--- Begin ---

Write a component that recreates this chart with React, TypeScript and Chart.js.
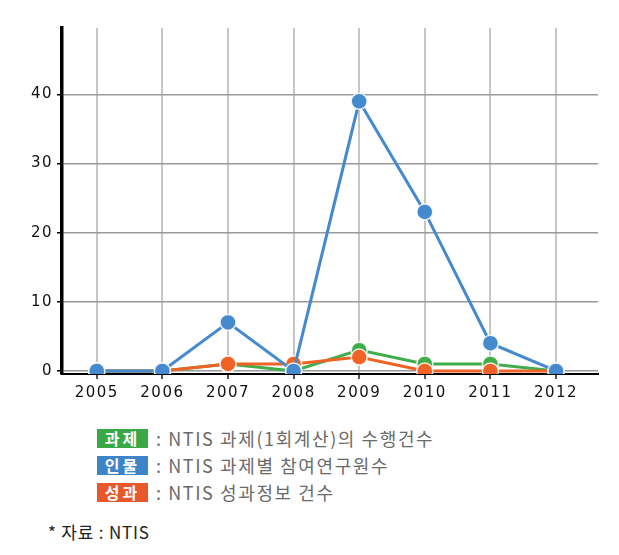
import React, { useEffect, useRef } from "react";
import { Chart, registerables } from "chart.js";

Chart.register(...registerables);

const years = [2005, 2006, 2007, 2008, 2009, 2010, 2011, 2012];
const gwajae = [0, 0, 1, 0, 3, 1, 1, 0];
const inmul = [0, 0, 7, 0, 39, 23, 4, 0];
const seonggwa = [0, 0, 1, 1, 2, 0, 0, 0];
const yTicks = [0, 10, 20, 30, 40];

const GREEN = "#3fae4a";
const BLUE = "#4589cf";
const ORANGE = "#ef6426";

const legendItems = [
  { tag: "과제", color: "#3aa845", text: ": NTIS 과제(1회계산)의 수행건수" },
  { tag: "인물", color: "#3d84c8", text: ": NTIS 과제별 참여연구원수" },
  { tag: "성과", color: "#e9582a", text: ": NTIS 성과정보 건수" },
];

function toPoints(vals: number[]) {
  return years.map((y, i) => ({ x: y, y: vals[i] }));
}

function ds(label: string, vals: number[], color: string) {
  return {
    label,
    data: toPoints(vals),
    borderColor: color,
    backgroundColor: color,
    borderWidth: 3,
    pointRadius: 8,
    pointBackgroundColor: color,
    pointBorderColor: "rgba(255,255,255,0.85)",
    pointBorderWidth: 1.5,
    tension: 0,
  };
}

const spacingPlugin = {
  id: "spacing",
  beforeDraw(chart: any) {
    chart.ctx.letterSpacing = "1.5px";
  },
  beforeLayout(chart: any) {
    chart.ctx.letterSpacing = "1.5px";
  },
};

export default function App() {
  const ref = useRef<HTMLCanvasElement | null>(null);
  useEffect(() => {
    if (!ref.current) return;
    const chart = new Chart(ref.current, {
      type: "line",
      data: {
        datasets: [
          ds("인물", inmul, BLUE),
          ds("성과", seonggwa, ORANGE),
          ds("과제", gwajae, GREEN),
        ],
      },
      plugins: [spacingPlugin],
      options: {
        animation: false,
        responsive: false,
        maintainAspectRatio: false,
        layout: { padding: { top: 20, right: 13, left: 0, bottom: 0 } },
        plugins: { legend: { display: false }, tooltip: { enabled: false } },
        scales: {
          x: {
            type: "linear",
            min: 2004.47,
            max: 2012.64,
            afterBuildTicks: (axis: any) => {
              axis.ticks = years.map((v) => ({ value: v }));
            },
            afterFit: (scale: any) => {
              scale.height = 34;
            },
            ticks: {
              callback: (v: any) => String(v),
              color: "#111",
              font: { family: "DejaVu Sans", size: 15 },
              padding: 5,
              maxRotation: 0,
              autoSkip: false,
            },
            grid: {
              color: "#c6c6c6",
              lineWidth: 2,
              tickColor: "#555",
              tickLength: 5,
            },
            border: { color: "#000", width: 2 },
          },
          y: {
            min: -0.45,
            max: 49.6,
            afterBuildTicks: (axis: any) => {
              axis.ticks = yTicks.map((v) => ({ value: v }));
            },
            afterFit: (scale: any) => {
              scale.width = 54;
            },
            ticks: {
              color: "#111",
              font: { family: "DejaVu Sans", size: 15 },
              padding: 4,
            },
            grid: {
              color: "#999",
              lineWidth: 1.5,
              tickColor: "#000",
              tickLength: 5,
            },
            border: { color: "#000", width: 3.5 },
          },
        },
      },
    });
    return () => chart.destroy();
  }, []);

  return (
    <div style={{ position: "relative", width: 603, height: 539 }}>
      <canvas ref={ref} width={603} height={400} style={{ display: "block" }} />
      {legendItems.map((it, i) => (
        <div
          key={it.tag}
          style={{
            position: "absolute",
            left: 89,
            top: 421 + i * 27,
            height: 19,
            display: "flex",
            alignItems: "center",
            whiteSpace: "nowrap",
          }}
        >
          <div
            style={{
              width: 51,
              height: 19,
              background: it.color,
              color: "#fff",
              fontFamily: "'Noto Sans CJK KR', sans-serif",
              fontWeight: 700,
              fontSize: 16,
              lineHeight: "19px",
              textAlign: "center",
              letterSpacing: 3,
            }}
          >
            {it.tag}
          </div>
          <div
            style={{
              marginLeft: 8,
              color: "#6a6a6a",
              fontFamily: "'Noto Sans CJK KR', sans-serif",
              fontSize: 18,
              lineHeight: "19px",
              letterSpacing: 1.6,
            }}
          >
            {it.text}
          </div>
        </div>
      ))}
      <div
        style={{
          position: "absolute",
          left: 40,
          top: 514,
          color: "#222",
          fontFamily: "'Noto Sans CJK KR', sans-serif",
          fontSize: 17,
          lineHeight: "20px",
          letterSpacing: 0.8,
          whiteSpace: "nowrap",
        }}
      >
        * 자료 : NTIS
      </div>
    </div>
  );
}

--- End ---
--- Begin ---

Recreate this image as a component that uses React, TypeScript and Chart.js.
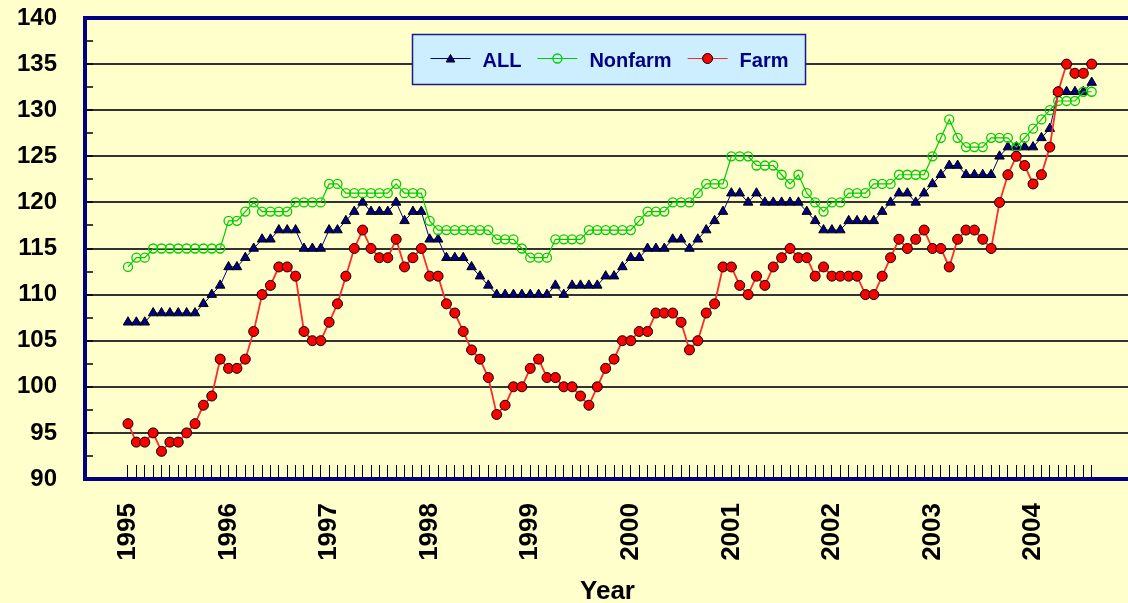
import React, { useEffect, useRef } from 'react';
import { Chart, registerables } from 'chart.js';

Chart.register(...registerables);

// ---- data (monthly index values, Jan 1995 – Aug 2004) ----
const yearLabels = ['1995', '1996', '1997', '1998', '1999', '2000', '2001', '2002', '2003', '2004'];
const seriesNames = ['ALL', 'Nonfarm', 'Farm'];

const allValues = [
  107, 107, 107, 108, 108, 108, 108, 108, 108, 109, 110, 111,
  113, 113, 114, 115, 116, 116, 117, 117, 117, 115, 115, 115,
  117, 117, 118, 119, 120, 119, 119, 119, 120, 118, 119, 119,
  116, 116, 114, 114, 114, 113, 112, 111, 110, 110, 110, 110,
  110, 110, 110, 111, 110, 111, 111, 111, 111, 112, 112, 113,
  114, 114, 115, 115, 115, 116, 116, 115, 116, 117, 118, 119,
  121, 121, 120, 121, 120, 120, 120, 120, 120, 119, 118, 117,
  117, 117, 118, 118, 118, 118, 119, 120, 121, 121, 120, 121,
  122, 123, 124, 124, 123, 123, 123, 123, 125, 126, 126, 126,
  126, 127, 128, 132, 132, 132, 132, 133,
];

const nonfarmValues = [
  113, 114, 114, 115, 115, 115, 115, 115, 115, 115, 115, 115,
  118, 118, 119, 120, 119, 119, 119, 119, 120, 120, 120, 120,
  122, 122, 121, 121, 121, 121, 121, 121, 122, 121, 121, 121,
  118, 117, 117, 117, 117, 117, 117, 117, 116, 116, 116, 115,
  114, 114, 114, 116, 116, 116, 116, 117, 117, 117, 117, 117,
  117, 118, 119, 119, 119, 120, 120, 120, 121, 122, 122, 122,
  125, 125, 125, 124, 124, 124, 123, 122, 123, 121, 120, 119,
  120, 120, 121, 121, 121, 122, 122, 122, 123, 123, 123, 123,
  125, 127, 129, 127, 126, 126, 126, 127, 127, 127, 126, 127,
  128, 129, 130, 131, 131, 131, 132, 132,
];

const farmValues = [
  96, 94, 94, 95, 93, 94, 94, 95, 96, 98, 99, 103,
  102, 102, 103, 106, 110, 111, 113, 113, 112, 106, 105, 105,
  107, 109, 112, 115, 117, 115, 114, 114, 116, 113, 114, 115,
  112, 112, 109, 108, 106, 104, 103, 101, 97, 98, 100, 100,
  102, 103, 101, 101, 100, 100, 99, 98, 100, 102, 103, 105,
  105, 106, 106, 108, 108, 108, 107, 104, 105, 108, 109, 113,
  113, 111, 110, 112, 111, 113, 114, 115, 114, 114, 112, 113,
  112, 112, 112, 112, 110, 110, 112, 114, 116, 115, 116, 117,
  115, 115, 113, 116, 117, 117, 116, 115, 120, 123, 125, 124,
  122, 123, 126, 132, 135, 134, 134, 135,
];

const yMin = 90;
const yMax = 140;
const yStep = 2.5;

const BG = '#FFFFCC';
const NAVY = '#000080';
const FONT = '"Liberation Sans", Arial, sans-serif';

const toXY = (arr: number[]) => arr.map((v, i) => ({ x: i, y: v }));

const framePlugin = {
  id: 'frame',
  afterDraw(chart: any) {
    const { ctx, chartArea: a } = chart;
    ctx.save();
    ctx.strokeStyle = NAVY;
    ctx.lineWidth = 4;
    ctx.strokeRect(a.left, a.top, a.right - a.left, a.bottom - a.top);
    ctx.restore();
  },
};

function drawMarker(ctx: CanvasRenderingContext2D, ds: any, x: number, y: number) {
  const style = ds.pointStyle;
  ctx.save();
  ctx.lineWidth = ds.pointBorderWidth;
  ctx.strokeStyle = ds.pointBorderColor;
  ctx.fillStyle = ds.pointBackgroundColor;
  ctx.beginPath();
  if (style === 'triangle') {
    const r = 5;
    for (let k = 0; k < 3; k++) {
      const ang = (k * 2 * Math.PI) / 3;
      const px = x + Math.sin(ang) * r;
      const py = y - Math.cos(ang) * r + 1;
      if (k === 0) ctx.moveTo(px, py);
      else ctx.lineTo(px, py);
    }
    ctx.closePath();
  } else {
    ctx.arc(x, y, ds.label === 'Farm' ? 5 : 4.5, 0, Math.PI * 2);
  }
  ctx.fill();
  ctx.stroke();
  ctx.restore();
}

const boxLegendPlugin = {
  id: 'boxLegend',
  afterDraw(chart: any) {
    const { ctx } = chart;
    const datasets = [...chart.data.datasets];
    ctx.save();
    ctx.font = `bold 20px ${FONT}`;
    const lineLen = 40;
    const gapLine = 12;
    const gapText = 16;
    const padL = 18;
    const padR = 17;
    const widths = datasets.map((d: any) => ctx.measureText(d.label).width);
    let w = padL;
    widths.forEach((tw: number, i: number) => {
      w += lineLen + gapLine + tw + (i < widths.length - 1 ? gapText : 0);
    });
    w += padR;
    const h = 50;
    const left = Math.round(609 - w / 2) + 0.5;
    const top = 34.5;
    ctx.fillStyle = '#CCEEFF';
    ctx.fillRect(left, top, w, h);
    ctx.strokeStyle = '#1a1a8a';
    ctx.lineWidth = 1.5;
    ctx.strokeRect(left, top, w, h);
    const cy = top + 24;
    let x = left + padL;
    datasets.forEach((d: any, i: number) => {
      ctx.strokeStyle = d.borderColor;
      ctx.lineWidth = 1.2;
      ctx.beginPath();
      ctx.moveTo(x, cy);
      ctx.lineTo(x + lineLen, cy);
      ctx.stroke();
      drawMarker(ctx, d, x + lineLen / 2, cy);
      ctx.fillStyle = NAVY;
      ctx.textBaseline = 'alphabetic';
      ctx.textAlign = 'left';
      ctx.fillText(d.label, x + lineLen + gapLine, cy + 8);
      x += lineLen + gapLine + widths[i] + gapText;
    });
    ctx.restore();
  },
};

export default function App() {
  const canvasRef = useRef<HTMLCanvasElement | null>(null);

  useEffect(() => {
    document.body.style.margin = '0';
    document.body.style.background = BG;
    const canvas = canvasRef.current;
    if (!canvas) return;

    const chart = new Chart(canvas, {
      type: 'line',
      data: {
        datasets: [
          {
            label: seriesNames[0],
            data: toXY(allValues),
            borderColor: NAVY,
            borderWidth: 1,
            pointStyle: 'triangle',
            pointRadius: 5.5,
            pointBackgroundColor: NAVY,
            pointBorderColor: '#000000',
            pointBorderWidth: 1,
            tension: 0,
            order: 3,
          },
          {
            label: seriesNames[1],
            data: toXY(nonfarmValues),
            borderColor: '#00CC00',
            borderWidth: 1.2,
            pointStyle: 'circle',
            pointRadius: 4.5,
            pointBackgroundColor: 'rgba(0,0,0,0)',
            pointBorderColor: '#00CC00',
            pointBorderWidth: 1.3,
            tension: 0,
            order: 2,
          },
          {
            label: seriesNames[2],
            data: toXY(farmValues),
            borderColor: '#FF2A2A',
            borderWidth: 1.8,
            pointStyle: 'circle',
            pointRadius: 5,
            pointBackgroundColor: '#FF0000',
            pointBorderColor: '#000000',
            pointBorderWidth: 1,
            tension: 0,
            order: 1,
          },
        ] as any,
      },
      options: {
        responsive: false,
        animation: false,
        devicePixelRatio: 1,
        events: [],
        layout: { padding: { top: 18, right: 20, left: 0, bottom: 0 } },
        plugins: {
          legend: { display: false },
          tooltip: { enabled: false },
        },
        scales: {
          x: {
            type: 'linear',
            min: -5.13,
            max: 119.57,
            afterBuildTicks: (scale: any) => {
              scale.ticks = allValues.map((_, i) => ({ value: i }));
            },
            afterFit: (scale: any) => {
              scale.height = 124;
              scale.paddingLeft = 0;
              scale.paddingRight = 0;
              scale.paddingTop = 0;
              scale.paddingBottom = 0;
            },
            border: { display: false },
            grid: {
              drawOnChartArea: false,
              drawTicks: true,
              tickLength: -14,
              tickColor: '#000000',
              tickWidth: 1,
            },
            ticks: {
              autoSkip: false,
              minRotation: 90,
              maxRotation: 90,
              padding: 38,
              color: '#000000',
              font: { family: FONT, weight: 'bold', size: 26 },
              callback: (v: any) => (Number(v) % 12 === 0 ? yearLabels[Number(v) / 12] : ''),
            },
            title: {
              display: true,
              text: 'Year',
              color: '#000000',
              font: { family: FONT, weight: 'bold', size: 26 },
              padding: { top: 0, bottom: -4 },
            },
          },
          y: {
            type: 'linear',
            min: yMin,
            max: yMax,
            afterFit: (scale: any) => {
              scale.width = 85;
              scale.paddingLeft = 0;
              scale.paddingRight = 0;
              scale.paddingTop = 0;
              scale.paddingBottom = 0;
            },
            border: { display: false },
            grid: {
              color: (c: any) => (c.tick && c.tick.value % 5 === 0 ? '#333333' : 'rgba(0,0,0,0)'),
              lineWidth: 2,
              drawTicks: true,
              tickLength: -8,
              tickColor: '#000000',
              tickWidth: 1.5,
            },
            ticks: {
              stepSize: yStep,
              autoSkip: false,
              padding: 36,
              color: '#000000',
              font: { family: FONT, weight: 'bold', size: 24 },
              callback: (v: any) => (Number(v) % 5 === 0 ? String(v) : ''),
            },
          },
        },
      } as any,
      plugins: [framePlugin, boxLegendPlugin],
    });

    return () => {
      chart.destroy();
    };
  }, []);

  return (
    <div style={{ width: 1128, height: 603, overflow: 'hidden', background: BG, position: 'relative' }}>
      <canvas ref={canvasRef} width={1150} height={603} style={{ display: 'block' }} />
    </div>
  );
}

--- End ---

Pictures are excluded. Repeat exactly the lines from the one containing "Recreate this image" to the one containing "const seriesNames = ['ALL', 'Nonfarm', 'Farm'];", inclusive.

Recreate this image as a component that uses React, TypeScript and Chart.js.
import React, { useEffect, useRef } from 'react';
import { Chart, registerables } from 'chart.js';

Chart.register(...registerables);

// ---- data (monthly index values, Jan 1995 – Aug 2004) ----
const yearLabels = ['1995', '1996', '1997', '1998', '1999', '2000', '2001', '2002', '2003', '2004'];
const seriesNames = ['ALL', 'Nonfarm', 'Farm'];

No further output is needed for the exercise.